TASK INSTRUCTIONS — Keep to the lines from the line containing "Generate a web" through the line containing "2 * Math.PI]);": copy them exactly and leave every picture out.

(Source code of charts)
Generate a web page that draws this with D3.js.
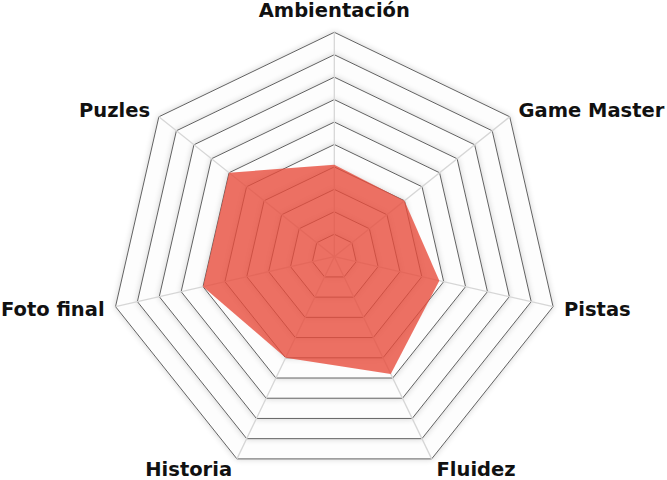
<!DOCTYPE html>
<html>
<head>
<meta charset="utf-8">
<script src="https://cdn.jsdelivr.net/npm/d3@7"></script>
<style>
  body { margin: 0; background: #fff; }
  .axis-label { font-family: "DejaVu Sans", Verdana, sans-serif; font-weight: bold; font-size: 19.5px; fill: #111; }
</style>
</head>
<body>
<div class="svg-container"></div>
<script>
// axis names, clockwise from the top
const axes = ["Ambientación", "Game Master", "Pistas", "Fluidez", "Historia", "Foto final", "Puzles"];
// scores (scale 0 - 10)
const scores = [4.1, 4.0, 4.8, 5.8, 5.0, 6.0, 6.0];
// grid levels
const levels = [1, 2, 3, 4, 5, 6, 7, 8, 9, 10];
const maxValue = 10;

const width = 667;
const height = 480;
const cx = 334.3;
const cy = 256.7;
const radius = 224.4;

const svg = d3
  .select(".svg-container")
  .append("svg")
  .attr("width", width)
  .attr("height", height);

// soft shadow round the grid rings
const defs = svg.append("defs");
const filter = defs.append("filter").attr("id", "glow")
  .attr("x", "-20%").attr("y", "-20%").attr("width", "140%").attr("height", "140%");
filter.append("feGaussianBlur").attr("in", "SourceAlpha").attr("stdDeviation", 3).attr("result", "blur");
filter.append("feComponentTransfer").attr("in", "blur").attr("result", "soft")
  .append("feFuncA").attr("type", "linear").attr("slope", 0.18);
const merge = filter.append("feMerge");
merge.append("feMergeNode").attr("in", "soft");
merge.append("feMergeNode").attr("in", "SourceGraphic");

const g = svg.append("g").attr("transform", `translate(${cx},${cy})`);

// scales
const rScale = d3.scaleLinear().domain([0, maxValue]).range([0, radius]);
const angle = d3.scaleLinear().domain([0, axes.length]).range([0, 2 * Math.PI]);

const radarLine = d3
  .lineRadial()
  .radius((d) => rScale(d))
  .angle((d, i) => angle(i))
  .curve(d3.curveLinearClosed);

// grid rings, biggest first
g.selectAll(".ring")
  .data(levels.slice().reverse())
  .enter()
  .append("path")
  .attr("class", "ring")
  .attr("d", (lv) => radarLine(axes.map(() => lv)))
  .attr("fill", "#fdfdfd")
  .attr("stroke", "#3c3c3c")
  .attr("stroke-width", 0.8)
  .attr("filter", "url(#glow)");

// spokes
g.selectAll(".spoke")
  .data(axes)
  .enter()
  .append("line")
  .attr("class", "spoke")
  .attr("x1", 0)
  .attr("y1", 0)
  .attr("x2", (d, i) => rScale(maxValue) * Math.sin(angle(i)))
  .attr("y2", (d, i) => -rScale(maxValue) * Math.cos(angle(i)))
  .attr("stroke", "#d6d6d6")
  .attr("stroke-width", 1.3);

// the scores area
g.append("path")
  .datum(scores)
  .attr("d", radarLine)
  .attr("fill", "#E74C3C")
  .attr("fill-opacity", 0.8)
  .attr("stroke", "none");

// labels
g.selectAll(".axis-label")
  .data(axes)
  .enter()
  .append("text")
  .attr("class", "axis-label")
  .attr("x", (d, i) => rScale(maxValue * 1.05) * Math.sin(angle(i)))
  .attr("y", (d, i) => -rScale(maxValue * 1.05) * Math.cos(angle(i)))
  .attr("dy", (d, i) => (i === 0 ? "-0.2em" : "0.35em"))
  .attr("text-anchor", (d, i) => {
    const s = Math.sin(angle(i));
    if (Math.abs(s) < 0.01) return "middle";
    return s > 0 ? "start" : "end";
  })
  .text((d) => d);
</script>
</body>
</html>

* * *

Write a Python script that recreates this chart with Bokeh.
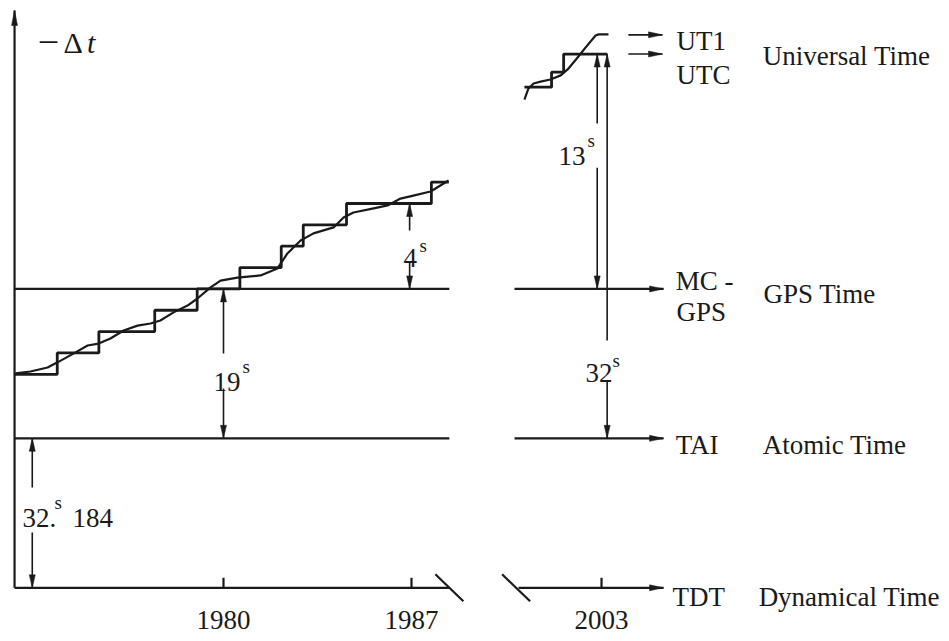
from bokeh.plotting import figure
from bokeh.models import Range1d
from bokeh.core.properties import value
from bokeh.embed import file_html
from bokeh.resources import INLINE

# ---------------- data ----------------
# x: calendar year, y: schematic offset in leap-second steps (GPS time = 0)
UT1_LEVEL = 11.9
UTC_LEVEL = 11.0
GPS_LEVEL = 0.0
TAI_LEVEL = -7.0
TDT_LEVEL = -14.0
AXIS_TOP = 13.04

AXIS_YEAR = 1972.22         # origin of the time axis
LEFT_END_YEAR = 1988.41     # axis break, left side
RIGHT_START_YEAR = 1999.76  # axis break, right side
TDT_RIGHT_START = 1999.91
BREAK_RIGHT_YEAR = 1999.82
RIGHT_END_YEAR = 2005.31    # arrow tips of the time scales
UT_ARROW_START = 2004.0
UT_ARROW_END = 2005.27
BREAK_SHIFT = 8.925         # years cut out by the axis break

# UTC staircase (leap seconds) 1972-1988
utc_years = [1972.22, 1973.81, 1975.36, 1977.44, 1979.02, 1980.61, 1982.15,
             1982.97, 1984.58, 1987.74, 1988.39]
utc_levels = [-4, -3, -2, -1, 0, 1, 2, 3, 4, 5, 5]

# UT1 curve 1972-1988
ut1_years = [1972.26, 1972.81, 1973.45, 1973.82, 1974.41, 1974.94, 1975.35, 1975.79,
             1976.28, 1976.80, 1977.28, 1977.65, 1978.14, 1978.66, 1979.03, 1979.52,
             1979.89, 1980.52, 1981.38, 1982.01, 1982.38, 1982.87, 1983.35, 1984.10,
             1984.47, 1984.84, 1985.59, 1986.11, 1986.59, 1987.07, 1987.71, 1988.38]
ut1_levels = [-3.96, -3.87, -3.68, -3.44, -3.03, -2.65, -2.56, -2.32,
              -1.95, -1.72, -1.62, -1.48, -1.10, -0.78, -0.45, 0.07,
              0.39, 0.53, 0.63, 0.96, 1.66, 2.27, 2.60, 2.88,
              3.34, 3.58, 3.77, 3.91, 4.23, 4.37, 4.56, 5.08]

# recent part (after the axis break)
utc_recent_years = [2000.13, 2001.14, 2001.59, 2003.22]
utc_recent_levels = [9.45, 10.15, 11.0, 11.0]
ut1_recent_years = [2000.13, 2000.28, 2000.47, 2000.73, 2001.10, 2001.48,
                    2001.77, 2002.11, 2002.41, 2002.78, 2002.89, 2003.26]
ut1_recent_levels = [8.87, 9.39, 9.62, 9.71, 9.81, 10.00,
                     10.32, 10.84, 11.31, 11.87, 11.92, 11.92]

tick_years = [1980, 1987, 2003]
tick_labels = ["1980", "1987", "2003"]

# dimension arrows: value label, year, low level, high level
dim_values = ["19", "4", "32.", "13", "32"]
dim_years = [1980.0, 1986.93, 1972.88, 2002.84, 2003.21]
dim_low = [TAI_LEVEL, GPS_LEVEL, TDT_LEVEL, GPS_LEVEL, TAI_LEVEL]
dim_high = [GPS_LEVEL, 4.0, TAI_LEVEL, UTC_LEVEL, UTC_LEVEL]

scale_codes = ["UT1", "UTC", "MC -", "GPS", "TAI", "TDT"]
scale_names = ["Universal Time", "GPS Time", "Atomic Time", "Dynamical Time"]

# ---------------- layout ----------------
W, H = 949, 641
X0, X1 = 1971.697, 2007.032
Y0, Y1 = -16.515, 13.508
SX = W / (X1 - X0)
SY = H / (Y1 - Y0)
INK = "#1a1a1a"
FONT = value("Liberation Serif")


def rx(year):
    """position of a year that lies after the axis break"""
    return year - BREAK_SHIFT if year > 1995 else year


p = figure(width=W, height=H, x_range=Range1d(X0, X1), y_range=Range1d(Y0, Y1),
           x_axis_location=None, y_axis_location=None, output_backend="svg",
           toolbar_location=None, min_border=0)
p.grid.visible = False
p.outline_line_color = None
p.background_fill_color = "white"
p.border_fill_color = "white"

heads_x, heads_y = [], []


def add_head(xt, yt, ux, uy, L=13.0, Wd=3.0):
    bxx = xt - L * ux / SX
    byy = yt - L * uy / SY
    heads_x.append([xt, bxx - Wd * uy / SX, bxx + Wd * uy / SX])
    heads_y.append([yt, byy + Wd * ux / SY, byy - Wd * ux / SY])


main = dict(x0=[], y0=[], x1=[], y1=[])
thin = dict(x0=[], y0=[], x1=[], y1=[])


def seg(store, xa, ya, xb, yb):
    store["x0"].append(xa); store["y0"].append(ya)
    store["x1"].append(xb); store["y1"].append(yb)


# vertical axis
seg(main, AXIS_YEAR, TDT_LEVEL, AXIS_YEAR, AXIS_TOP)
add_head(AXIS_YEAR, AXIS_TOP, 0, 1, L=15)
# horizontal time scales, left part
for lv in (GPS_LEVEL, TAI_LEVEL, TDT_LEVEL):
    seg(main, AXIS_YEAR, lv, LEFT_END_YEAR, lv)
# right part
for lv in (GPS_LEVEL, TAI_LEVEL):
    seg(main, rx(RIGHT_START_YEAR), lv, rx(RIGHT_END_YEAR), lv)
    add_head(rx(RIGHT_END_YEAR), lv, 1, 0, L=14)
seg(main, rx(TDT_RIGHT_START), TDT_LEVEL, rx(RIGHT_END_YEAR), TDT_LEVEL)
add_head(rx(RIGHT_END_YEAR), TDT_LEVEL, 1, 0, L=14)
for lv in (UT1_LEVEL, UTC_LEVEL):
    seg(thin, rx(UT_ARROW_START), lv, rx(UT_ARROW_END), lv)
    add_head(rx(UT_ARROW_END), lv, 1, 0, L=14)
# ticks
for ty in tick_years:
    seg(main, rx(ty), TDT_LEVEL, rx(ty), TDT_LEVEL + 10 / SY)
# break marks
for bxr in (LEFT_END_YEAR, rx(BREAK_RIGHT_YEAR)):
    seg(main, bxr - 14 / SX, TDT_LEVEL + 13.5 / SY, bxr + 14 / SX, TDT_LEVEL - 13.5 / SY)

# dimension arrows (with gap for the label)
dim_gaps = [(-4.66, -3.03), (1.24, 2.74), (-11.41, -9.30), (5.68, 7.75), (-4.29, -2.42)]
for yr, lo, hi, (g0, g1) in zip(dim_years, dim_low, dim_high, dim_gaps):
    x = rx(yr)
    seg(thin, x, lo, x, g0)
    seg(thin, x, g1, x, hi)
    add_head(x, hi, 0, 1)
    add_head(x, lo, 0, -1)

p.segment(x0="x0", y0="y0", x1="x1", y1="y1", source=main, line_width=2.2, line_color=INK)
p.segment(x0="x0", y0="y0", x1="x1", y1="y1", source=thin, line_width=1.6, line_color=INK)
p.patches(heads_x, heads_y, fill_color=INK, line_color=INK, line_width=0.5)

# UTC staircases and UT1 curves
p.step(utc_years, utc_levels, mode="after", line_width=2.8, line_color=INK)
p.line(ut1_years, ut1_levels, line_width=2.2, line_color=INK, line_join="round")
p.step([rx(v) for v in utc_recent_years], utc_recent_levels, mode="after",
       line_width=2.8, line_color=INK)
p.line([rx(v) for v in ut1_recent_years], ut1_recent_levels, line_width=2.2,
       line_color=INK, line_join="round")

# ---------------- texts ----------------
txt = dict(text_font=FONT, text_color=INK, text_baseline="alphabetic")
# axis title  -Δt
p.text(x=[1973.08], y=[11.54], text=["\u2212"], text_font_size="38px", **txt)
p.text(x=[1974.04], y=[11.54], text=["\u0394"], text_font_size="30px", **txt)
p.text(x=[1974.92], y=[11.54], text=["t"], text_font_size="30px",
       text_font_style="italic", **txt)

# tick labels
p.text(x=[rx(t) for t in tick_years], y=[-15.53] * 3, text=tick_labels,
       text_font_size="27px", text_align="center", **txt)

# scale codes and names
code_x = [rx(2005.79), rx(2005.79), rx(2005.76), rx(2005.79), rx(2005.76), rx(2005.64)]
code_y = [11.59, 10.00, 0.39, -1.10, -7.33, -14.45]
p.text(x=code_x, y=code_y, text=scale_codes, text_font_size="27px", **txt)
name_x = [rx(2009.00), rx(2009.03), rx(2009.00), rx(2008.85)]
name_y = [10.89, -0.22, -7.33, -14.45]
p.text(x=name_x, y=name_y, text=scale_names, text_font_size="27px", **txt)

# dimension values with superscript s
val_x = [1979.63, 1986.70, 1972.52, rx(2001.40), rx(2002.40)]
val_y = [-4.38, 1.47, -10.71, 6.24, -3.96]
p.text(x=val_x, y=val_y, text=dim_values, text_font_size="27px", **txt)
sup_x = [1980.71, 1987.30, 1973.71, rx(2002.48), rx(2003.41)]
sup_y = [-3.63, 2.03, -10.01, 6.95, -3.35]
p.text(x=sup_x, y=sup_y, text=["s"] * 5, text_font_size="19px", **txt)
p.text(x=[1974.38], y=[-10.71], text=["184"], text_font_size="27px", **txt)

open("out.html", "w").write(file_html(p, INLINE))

==

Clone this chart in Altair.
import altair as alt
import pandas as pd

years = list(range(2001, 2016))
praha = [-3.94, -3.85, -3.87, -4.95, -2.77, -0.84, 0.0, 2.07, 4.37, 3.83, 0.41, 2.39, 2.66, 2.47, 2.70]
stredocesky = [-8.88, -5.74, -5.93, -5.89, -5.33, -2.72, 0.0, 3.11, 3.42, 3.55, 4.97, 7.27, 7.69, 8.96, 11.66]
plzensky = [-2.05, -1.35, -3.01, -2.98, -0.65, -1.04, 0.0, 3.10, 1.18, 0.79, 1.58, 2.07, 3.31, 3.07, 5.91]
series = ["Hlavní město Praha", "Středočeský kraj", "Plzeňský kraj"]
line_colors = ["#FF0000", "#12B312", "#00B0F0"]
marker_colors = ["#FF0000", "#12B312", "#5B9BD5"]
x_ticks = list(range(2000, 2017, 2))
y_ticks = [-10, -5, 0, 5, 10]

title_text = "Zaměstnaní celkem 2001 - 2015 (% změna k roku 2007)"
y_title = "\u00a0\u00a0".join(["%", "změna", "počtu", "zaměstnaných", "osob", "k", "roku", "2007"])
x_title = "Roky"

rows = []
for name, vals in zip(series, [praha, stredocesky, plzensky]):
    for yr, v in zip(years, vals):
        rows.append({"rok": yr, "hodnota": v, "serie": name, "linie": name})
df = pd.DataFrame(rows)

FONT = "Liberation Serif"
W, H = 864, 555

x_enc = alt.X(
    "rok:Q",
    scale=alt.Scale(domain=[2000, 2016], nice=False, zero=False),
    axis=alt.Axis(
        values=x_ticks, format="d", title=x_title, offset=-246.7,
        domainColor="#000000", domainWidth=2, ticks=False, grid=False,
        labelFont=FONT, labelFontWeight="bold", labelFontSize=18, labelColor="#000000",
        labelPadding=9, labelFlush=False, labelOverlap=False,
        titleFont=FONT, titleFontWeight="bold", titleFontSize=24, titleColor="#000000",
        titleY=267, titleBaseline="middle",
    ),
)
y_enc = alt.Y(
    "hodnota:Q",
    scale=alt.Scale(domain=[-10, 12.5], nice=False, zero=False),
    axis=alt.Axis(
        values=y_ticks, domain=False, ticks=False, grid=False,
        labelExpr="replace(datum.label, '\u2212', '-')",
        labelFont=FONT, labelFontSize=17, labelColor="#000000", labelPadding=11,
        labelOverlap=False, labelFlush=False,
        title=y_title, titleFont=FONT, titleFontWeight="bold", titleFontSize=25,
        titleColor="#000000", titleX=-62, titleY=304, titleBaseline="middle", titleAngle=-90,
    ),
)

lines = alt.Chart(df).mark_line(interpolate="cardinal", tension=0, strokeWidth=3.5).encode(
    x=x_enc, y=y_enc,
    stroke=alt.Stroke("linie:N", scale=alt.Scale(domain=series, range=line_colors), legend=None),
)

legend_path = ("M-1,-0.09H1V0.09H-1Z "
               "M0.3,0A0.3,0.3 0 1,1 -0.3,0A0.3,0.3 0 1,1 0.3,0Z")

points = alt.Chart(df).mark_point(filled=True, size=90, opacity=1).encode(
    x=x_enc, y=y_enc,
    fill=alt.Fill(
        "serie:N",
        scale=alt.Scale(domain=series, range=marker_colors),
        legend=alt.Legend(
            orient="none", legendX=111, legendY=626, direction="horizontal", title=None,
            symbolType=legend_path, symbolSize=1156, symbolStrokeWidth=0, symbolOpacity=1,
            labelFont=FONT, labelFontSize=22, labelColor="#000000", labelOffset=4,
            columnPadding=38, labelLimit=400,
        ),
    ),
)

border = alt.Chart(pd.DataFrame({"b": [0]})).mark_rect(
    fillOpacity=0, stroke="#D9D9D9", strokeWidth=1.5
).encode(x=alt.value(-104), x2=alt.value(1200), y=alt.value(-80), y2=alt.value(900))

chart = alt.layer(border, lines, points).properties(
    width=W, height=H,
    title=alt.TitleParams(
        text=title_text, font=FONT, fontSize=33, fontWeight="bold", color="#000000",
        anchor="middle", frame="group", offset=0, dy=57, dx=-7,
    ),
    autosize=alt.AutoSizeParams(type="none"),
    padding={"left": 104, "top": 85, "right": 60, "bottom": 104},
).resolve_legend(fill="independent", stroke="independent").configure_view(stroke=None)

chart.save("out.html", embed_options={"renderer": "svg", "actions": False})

THE SOLUTION —
Generate a web page that draws this with D3.js.
<!DOCTYPE html>
<html>
<head>
<meta charset="utf-8">
<script src="https://cdn.jsdelivr.net/npm/d3@7"></script>
<style>
  body { margin: 0; background: #fff; }
  .axis-label { font-family: "DejaVu Sans", Verdana, sans-serif; font-weight: bold; font-size: 19.5px; fill: #111; }
</style>
</head>
<body>
<div class="svg-container"></div>
<script>
// axis names, clockwise from the top
const axes = ["Ambientación", "Game Master", "Pistas", "Fluidez", "Historia", "Foto final", "Puzles"];
// scores (scale 0 - 10)
const scores = [4.1, 4.0, 4.8, 5.8, 5.0, 6.0, 6.0];
// grid levels
const levels = [1, 2, 3, 4, 5, 6, 7, 8, 9, 10];
const maxValue = 10;

const width = 667;
const height = 480;
const cx = 334.3;
const cy = 256.7;
const radius = 224.4;

const svg = d3
  .select(".svg-container")
  .append("svg")
  .attr("width", width)
  .attr("height", height);

// soft shadow round the grid rings
const defs = svg.append("defs");
const filter = defs.append("filter").attr("id", "glow")
  .attr("x", "-20%").attr("y", "-20%").attr("width", "140%").attr("height", "140%");
filter.append("feGaussianBlur").attr("in", "SourceAlpha").attr("stdDeviation", 3).attr("result", "blur");
filter.append("feComponentTransfer").attr("in", "blur").attr("result", "soft")
  .append("feFuncA").attr("type", "linear").attr("slope", 0.18);
const merge = filter.append("feMerge");
merge.append("feMergeNode").attr("in", "soft");
merge.append("feMergeNode").attr("in", "SourceGraphic");

const g = svg.append("g").attr("transform", `translate(${cx},${cy})`);

// scales
const rScale = d3.scaleLinear().domain([0, maxValue]).range([0, radius]);
const angle = d3.scaleLinear().domain([0, axes.length]).range([0, 2 * Math.PI]);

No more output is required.